- CHALLENGE
Retype the opening lines of the listing below, ending with the line that contains "plt.rcParams['mathtext.fontset'] = 'cm'", and leave out any pictures.

- PROVIDED DATA
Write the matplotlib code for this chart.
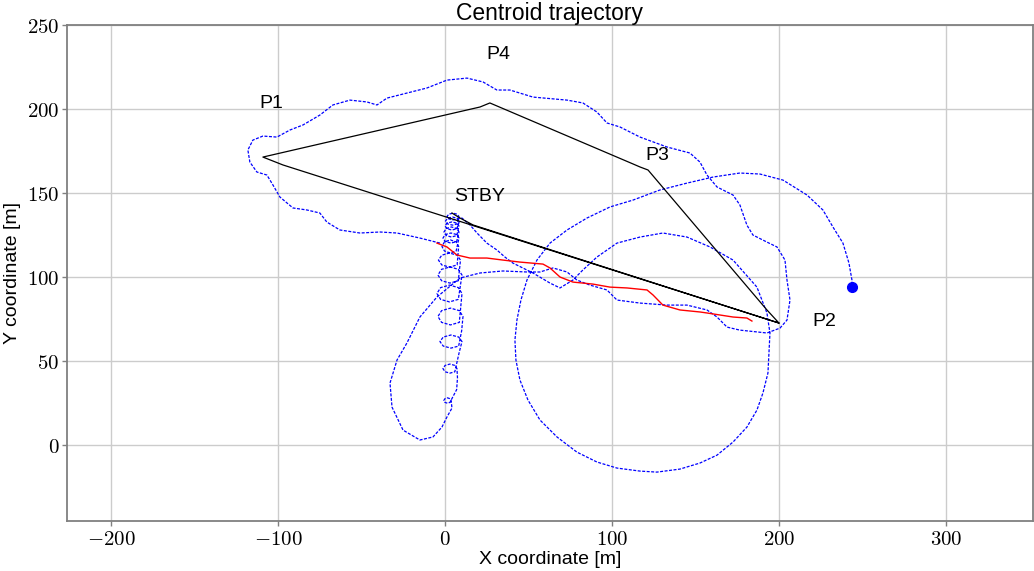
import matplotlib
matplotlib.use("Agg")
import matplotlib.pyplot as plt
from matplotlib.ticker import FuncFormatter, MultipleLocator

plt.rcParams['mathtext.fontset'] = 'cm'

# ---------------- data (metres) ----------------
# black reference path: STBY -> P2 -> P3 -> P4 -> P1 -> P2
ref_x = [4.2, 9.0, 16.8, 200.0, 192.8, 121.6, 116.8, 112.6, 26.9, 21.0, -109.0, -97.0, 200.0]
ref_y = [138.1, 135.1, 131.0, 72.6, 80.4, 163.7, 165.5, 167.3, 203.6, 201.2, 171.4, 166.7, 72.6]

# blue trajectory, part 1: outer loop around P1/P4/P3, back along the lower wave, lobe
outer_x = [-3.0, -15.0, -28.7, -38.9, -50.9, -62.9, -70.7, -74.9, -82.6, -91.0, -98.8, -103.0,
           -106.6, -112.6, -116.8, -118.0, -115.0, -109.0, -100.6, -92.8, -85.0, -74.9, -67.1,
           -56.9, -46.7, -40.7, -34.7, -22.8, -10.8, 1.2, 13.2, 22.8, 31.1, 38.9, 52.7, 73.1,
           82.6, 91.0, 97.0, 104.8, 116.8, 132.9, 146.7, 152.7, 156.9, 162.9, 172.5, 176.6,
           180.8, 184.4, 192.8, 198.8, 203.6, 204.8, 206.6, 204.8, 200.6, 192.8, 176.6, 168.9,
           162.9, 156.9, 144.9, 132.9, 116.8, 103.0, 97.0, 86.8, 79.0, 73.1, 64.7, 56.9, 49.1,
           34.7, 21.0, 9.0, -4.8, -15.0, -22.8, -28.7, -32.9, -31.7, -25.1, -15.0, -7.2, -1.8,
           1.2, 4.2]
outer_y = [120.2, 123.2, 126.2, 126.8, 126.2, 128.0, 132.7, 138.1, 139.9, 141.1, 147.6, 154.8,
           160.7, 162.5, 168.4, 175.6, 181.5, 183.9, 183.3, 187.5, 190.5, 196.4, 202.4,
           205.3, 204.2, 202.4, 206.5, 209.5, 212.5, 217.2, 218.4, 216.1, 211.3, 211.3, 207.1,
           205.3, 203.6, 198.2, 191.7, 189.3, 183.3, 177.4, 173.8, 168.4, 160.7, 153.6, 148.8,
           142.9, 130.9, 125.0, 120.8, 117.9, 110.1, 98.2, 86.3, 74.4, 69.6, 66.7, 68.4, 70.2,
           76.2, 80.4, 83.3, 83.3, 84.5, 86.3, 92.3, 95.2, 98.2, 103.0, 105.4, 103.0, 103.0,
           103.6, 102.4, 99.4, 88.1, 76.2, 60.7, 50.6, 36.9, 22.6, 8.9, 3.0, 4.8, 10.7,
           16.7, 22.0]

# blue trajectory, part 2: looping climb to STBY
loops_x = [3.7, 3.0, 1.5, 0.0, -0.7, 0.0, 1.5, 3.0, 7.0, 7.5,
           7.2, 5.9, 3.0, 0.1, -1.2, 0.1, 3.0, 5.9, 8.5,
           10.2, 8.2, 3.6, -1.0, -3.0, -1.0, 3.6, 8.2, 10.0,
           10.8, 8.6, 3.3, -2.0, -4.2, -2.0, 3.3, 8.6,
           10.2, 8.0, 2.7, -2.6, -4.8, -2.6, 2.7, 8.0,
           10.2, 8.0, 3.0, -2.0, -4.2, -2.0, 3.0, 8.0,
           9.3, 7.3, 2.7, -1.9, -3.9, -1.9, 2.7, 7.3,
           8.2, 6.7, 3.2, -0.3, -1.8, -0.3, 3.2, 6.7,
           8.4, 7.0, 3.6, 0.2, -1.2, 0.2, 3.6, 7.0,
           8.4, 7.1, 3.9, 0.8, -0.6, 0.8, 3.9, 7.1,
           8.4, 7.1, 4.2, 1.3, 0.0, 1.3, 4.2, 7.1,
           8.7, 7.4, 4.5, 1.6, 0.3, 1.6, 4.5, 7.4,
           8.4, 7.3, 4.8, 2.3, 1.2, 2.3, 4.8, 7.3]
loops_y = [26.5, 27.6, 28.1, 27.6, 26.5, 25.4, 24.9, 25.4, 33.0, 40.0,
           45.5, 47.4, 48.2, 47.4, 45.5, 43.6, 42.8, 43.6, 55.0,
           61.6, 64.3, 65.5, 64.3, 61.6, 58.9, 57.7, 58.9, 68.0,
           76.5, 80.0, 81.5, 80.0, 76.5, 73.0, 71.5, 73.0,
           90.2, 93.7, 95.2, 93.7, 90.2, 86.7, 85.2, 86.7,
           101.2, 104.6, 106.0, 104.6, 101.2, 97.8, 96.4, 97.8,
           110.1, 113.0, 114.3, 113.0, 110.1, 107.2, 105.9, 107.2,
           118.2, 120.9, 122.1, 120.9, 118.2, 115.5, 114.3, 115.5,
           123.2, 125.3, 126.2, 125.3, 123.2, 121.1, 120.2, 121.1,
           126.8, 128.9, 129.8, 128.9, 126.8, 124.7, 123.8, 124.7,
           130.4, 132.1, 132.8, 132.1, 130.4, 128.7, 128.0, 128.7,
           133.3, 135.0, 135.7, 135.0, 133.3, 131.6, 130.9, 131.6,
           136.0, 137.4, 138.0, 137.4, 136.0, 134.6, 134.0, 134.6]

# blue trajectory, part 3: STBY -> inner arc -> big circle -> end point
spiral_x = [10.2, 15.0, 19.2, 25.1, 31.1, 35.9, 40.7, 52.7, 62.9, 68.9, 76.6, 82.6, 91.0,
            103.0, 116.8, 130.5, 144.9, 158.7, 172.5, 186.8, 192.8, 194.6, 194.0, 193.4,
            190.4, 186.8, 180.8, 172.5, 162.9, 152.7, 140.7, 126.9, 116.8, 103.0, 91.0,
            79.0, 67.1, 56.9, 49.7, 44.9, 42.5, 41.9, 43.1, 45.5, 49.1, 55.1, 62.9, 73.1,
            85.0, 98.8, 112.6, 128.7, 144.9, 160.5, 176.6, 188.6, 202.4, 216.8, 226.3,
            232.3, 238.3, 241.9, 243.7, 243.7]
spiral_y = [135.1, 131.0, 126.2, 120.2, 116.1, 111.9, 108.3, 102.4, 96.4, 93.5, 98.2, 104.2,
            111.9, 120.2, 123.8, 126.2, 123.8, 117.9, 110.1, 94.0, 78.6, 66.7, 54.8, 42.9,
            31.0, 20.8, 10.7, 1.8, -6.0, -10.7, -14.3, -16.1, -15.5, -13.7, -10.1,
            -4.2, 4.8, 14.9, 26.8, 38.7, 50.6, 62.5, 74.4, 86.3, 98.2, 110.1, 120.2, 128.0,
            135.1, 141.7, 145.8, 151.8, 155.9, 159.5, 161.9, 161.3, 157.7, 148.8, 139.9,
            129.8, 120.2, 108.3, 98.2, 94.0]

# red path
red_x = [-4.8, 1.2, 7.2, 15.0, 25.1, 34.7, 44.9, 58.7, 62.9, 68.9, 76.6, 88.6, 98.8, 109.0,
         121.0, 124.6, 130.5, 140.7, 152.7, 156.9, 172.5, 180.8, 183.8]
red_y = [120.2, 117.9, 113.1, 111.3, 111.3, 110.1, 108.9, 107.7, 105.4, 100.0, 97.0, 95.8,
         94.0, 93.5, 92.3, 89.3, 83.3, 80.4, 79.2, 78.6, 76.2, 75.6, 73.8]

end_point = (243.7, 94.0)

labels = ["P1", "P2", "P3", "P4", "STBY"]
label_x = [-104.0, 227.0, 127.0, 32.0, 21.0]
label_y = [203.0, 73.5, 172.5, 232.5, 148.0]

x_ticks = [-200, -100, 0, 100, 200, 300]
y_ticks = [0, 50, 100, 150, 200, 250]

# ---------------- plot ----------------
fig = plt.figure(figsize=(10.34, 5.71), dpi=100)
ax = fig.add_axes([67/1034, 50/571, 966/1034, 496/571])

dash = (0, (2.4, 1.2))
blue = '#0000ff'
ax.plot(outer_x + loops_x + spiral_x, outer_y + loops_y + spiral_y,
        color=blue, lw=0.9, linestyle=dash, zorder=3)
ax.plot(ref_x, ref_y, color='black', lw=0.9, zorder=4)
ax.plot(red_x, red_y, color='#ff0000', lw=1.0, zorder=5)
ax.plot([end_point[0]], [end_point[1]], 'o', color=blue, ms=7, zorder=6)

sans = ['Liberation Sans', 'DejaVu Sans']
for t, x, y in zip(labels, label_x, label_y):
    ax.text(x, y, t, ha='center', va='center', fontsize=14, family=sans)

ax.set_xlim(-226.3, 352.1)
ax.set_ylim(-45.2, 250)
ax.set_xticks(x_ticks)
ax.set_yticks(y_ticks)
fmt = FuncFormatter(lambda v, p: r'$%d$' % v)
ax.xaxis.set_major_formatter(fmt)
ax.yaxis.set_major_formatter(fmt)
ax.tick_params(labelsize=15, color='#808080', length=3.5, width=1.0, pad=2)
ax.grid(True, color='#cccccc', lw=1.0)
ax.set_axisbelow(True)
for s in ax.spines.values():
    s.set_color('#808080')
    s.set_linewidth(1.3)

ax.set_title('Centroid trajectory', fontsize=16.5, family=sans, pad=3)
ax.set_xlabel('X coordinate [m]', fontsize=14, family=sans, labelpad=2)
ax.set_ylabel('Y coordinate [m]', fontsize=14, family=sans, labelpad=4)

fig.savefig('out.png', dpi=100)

- FINISHED TASK
Write the matplotlib code for this chart.
import matplotlib
matplotlib.use("Agg")
import matplotlib.pyplot as plt
from matplotlib.ticker import FuncFormatter, MultipleLocator

plt.rcParams['mathtext.fontset'] = 'cm'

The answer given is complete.